● WHAT THE TASK REQUIRES:
Extract, exactly, the lines from the line containing "Recreate this image" to the line containing "const y = d3.scaleLinear().domain([0, 36]).range([baseY, 213]);", with both lines included and any pictures left out.

begin SOURCE RECORDS

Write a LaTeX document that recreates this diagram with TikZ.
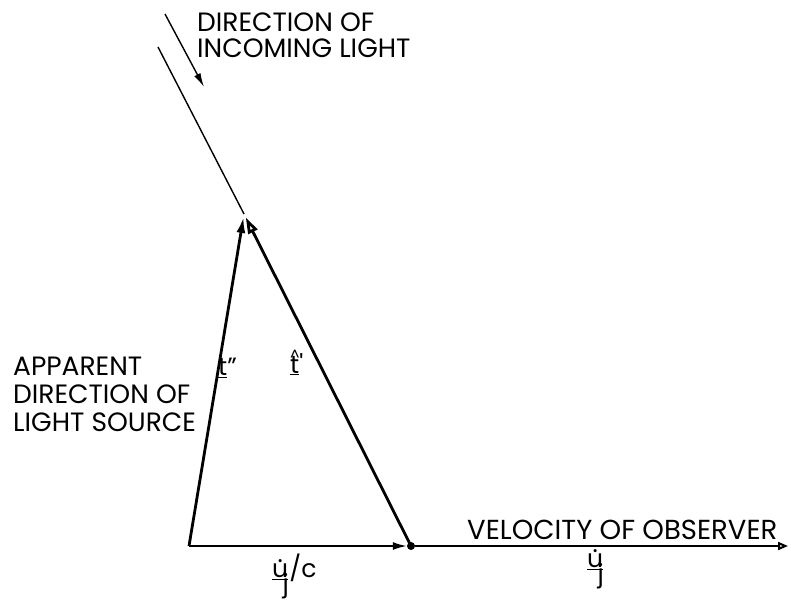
\documentclass[tikz,border=0pt]{standalone}
\usepackage{fontspec}
\setmainfont{Poppins}
\usetikzlibrary{arrows.meta}
\newcommand{\mydotu}{\ooalign{u\cr\hidewidth\raisebox{0.62em}{.}\hidewidth\cr}}
\newcommand{\myhatt}{\ooalign{t\cr\hidewidth\raisebox{0.5em}{\fontsize{15}{15}\selectfont\textasciicircum}\hidewidth\cr}}
\newcommand{\myuj}{\underline{\mydotu}\hspace{-0.22em}\raisebox{-0.6em}{j}}
\begin{document}
\begin{tikzpicture}[x=1pt,y=-1pt,
  lab/.style={font=\fontsize{26.5}{26}\selectfont, align=left, inner sep=0pt},
  vlab/.style={font=\fontsize{25}{25}\selectfont, inner sep=0pt},
  thinline/.style={line width=1.4pt},
  vecline/.style={line width=2.8pt},
  fillhead/.style={-{Latex[length=16pt,width=9pt]}},
  openhead/.style={-{Triangle[open,length=16pt,width=10pt]}}
]
\useasboundingbox (0,0) rectangle (791,603);
% points
\coordinate (src) at (158,47);
\coordinate (A) at (244,214);
\coordinate (O) at (189,546);
\node[circle, fill=black, inner sep=0pt, minimum size=8pt] (P) at (411,546) {};
\coordinate (E) at (788,546);
\coordinate (inS) at (165,14);
\coordinate (inE) at (204,87);
% incoming light line and direction arrow
\draw[thinline] (src) -- (A);
\draw[thinline, -{Latex[length=14pt,width=7pt]}] (inS) -- (inE);
% vectors
\draw[vecline, fillhead, shorten >=3pt] (O) -- (A);
\draw[vecline, openhead, shorten >=4pt] (P.center) -- (A);
\draw[line width=1.8pt, -{Latex[length=14pt,width=8pt]}] (O) -- (P);
\draw[line width=2pt, -{Triangle[open,length=10pt,width=8pt]}] (P) -- (E);
% labels
\node[lab, anchor=north west, font=\fontsize{26.5}{25.5}\selectfont] (incoming) at (197,13) {DIRECTION OF\\INCOMING LIGHT};
\node[lab, anchor=north west, font=\fontsize{26.5}{28}\selectfont] (apparent) at (13,357) {APPARENT\\DIRECTION OF\\LIGHT SOURCE};
\node[lab, anchor=south west, font=\fontsize{27.5}{27}\selectfont] (velocity) at (467,540) {VELOCITY OF OBSERVER};
\node[vlab, anchor=north west] (tpp) at (218,358) {\underline{t}"};
\node[vlab, anchor=north west] (tp) at (290,353) {\underline{\myhatt}\textquotesingle};
\node[vlab, anchor=north west] (ujc) at (272,554) {\myuj\hspace{0.02em}/c};
\node[vlab, anchor=north west] (uj) at (587,554) {\myuj};
\end{tikzpicture}
\end{document}
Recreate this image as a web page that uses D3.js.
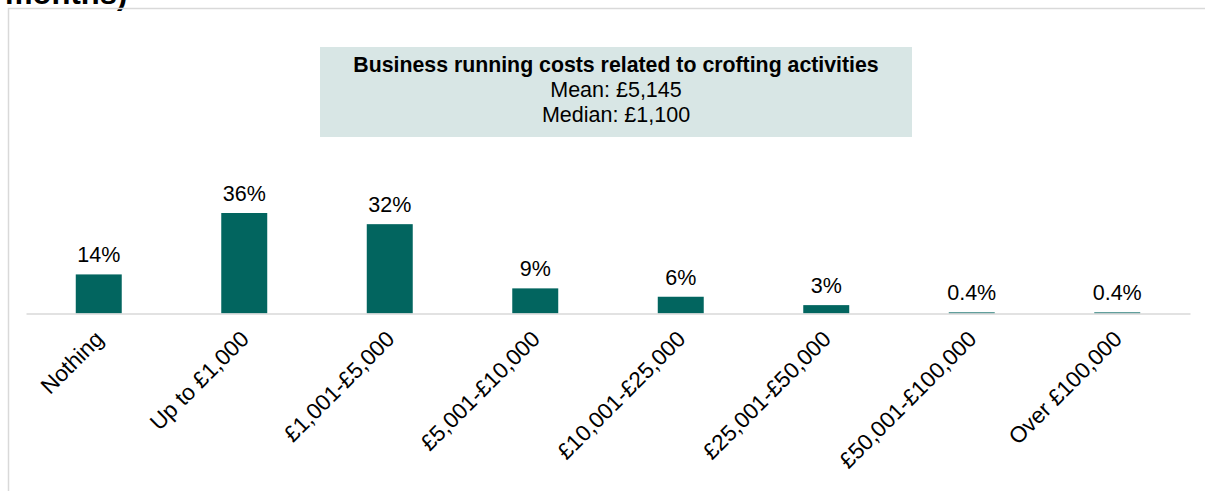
<!DOCTYPE html>
<html>
<head>
<meta charset="utf-8">
<script src="https://cdn.jsdelivr.net/npm/d3@7"></script>
<style>
  html, body { margin: 0; padding: 0; background: #fff; }
  svg { display: block; font-family: "Liberation Sans", Arial, sans-serif; }
</style>
</head>
<body>
<svg id="chart" width="1205" height="491"></svg>
<script>
// Business running costs bands and share of respondents (%)
const categories = ["Nothing", "Up to £1,000", "£1,001-£5,000", "£5,001-£10,000",
  "£10,001-£25,000", "£25,001-£50,000", "£50,001-£100,000", "Over £100,000"];
const values = [14, 36, 32, 9, 6, 3, 0.4, 0.4];
const valueLabels = ["14%", "36%", "32%", "9%", "6%", "3%", "0.4%", "0.4%"];
const boxTitle = "Business running costs related to crofting activities";
const boxLines = ["Mean: £5,145", "Median: £1,100"];

const svg = d3.select("#chart");
const W = 1205, H = 491;

// cropped heading from the section above
svg.append("text")
  .attr("x", 5).attr("y", 4)
  .attr("font-size", 31).attr("font-weight", "bold").attr("fill", "#000")
  .text("months)");

// chart frame (top and left edges)
svg.append("path")
  .attr("d", `M8.5,${H} V8.5 H${W}`)
  .attr("fill", "none").attr("stroke", "#d9d9d9").attr("stroke-width", 1.5);

const baseY = 313.5;
const x = d3.scaleBand().domain(categories).range([26, 1190]).paddingInner(0.684).paddingOuter(0.342);
const y = d3.scaleLinear().domain([0, 36]).range([baseY, 213]);

// summary box
const box = svg.append("g");
box.append("rect")
  .attr("x", 320).attr("y", 47).attr("width", 592).attr("height", 90)
  .attr("fill", "#d8e6e5");
box.append("text")
  .attr("x", 616).attr("y", 72).attr("text-anchor", "middle")
  .attr("font-size", 21.3).attr("font-weight", "bold").attr("fill", "#000")
  .text(boxTitle);
box.selectAll("text.line").data(boxLines).join("text")
  .attr("class", "line")
  .attr("x", 616).attr("y", (d, i) => 97 + i * 25).attr("text-anchor", "middle")
  .attr("font-size", 21.5).attr("fill", "#000")
  .text(d => d);

// bars
svg.append("g").selectAll("rect").data(values).join("rect")
  .attr("x", (d, i) => x(categories[i]))
  .attr("width", x.bandwidth())
  .attr("y", d => y(d))
  .attr("height", d => baseY - y(d))
  .attr("fill", "#02655f");

// baseline / axis
const axis = d3.axisBottom(x).tickSize(0).tickSizeOuter(0);
const gx = svg.append("g").attr("transform", `translate(0,${baseY})`).call(axis);
gx.attr("font-size", null).attr("font-family", null);
gx.select(".domain").attr("stroke", "#d9d9d9").attr("stroke-width", 1.5);
gx.selectAll(".tick text")
  .attr("font-size", 22.5).attr("fill", "#000")
  .attr("text-anchor", "end")
  .attr("dy", null)
  .attr("transform", "translate(6,27) rotate(-45)")
  .attr("y", 0).attr("x", 0);

// value labels
svg.append("g").selectAll("text").data(values).join("text")
  .attr("x", (d, i) => x(categories[i]) + x.bandwidth() / 2)
  .attr("y", d => y(d) - 12)
  .attr("text-anchor", "middle")
  .attr("font-size", 21.5).attr("fill", "#000")
  .text((d, i) => valueLabels[i]);
</script>
</body>
</html>
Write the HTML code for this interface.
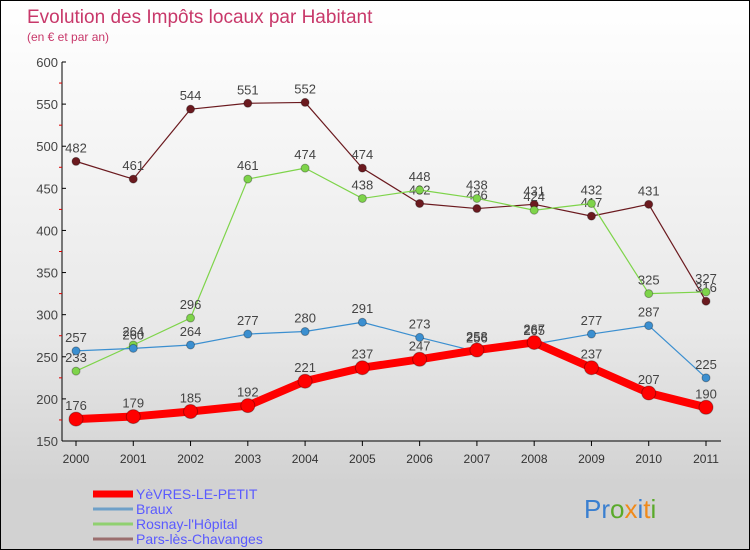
<!DOCTYPE html>
<html><head><meta charset="utf-8"><style>
body{margin:0}
#wrap{width:748px;height:548px;border:1px solid #000;position:relative;overflow:hidden;background:linear-gradient(#fff 0%,#e8e8e8 60%,#d2d2d2 88%,#d2d2d2 100%);font-family:"Liberation Sans",sans-serif}
svg{position:absolute;left:0;top:0}
</style></head><body>
<div id="wrap">
<svg id="s" width="750" height="550">
<text x="26" y="22" font-size="19" fill="#c8386a">Evolution des Impôts locaux par Habitant</text>
<text x="26" y="40" font-size="12" fill="#c8386a">(en € et par an)</text>
<text x="583" y="517" font-size="26"><tspan fill="#3a7fd0">Pr</tspan><tspan fill="#5aaa2a">o</tspan><tspan fill="#f08a1a">x</tspan><tspan fill="#3a7fd0">i</tspan><tspan fill="#f08a1a">t</tspan><tspan fill="#5aaa2a">i</tspan></text>
</svg>
</div>
<script>
const years=[2000,2001,2002,2003,2004,2005,2006,2007,2008,2009,2010,2011];
const yTicks=[150,200,250,300,350,400,450,500,550,600];
const yevres=[176,179,185,192,221,237,247,258,267,237,207,190];
const braux=[257,260,264,277,280,291,273,256,265,277,287,225];
const rosnay=[233,264,296,461,474,438,448,438,424,432,325,327];
const pars=[482,461,544,551,552,474,432,426,431,417,431,316];
const names=["YèVRES-LE-PETIT","Braux","Rosnay-l'Hôpital","Pars-lès-Chavanges"];
const svg=document.getElementById('s');const NS='http://www.w3.org/2000/svg';
const X=i=>75+i*(705-75)/11;
const Y=v=>440-(v-150)*(440-61)/450;
function el(t,a,p){const e=document.createElementNS(NS,t);for(const k in a)e.setAttribute(k,a[k]);(p||svg).appendChild(e);return e;}
let ax=el('line',{x1:61,y1:61,x2:61,y2:440,stroke:'#000'});

let xa=el('line',{x1:61,y1:440,x2:720,y2:440,stroke:'#000'});

yTicks.forEach(v=>{el('line',{x1:61,y1:Y(v),x2:65,y2:Y(v),stroke:'#000'});
 const t=el('text',{x:57,y:Y(v)+5,'font-size':13,fill:'#444','text-anchor':'end'});t.textContent=v;
 
 if(v<600){el('line',{x1:58,y1:Y(v+25),x2:61,y2:Y(v+25),stroke:'#d00'});}});
years.forEach((y,i)=>{el('line',{x1:X(i),y1:440,x2:X(i),y2:445,stroke:'#000'});
 const t=el('text',{x:X(i),y:462,'font-size':12,fill:'#333','text-anchor':'middle'});t.textContent=y;
 });
function series(d,color,w,r,name){
 const g=el('g',{});
 el('polyline',{points:d.map((v,i)=>X(i)+','+Y(v)).join(' '),fill:'none',stroke:color,'stroke-width':w,'stroke-linejoin':'round'},g);
 d.forEach((v,i)=>{const c=el('circle',{cx:X(i),cy:Y(v),r:r,fill:color,stroke:'rgba(0,0,0,0.3)'},g);
  
  const t=el('text',{x:X(i),y:Y(v)-9,'font-size':13,fill:'#444','text-anchor':'middle'},g);t.textContent=v;});
}
series(pars,'#6b1a1f',1.2,4,'series-pars');
series(rosnay,'#7ed44a',1.2,4,'series-rosnay');
series(braux,'#3b8fd0',1.2,4,'series-braux');
series(yevres,'#ff0000',8,7,'series-yevres');
const lc=['#f00','#6fa0c8','#90d070','#9b6e6e'],lw=[7,3,3,3];
names.forEach((n,i)=>{const y=493+i*15;
 const g=el('g',{});
 el('line',{x1:92,y1:y,x2:132,y2:y,stroke:lc[i],'stroke-width':lw[i]},g);
 const t=el('text',{x:135,y:y+5,'font-size':14,fill:'#5a5aff'},g);t.textContent=n;});
</script>
</body></html>
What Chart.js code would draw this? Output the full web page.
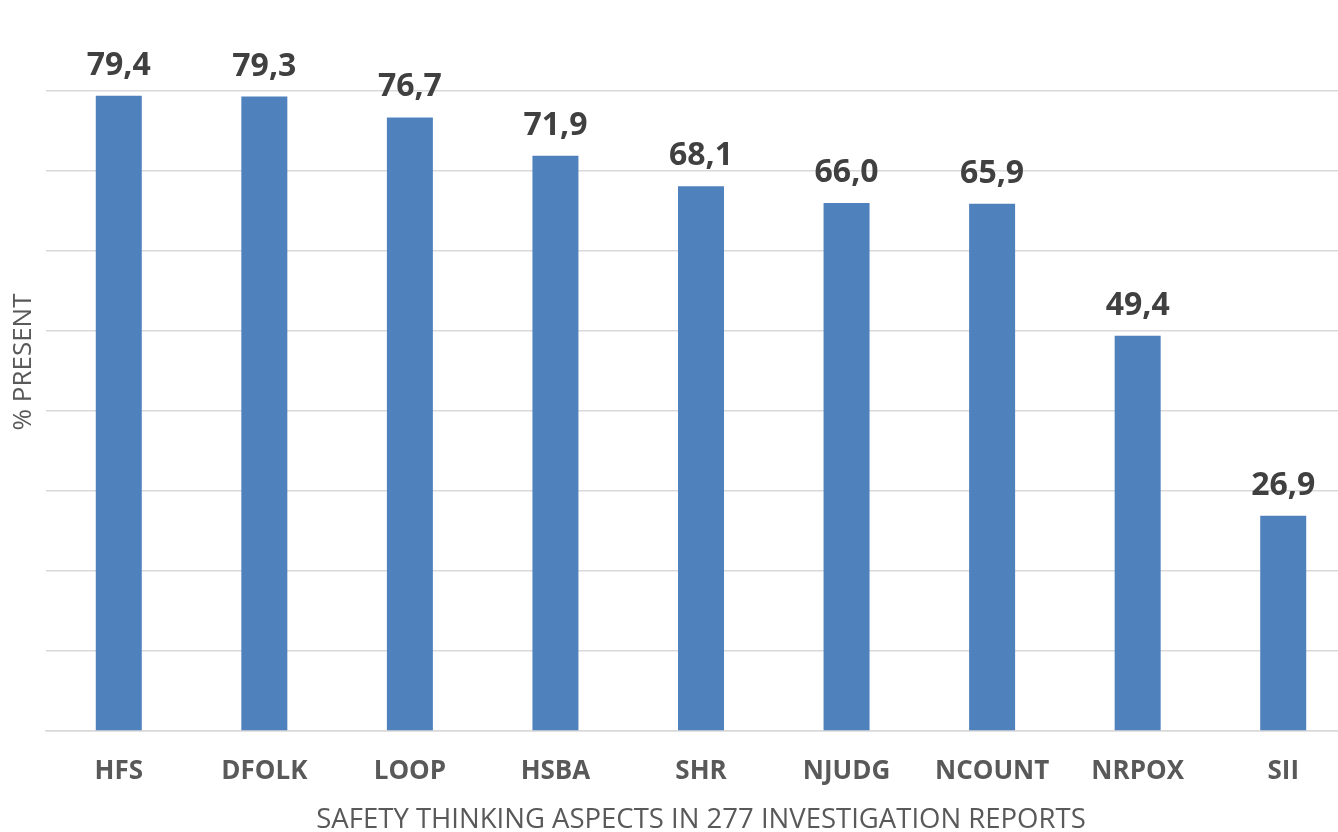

end SOURCE RECORDS

● ANSWER BELOW:
Recreate this image as a web page that uses D3.js.
<!DOCTYPE html>
<html>
<head>
<meta charset="utf-8">
<script src="https://cdn.jsdelivr.net/npm/d3@7"></script>
<style>
  html, body { margin: 0; padding: 0; background: #fff; }
  svg { display: block; font-family: "Liberation Sans", Arial, sans-serif; }
</style>
</head>
<body>
<svg id="chart" width="1205" height="491"></svg>
<script>
// Business running costs bands and share of respondents (%)
const categories = ["Nothing", "Up to £1,000", "£1,001-£5,000", "£5,001-£10,000",
  "£10,001-£25,000", "£25,001-£50,000", "£50,001-£100,000", "Over £100,000"];
const values = [14, 36, 32, 9, 6, 3, 0.4, 0.4];
const valueLabels = ["14%", "36%", "32%", "9%", "6%", "3%", "0.4%", "0.4%"];
const boxTitle = "Business running costs related to crofting activities";
const boxLines = ["Mean: £5,145", "Median: £1,100"];

const svg = d3.select("#chart");
const W = 1205, H = 491;

// cropped heading from the section above
svg.append("text")
  .attr("x", 5).attr("y", 4)
  .attr("font-size", 31).attr("font-weight", "bold").attr("fill", "#000")
  .text("months)");

// chart frame (top and left edges)
svg.append("path")
  .attr("d", `M8.5,${H} V8.5 H${W}`)
  .attr("fill", "none").attr("stroke", "#d9d9d9").attr("stroke-width", 1.5);

const baseY = 313.5;
const x = d3.scaleBand().domain(categories).range([26, 1190]).paddingInner(0.684).paddingOuter(0.342);
const y = d3.scaleLinear().domain([0, 36]).range([baseY, 213]);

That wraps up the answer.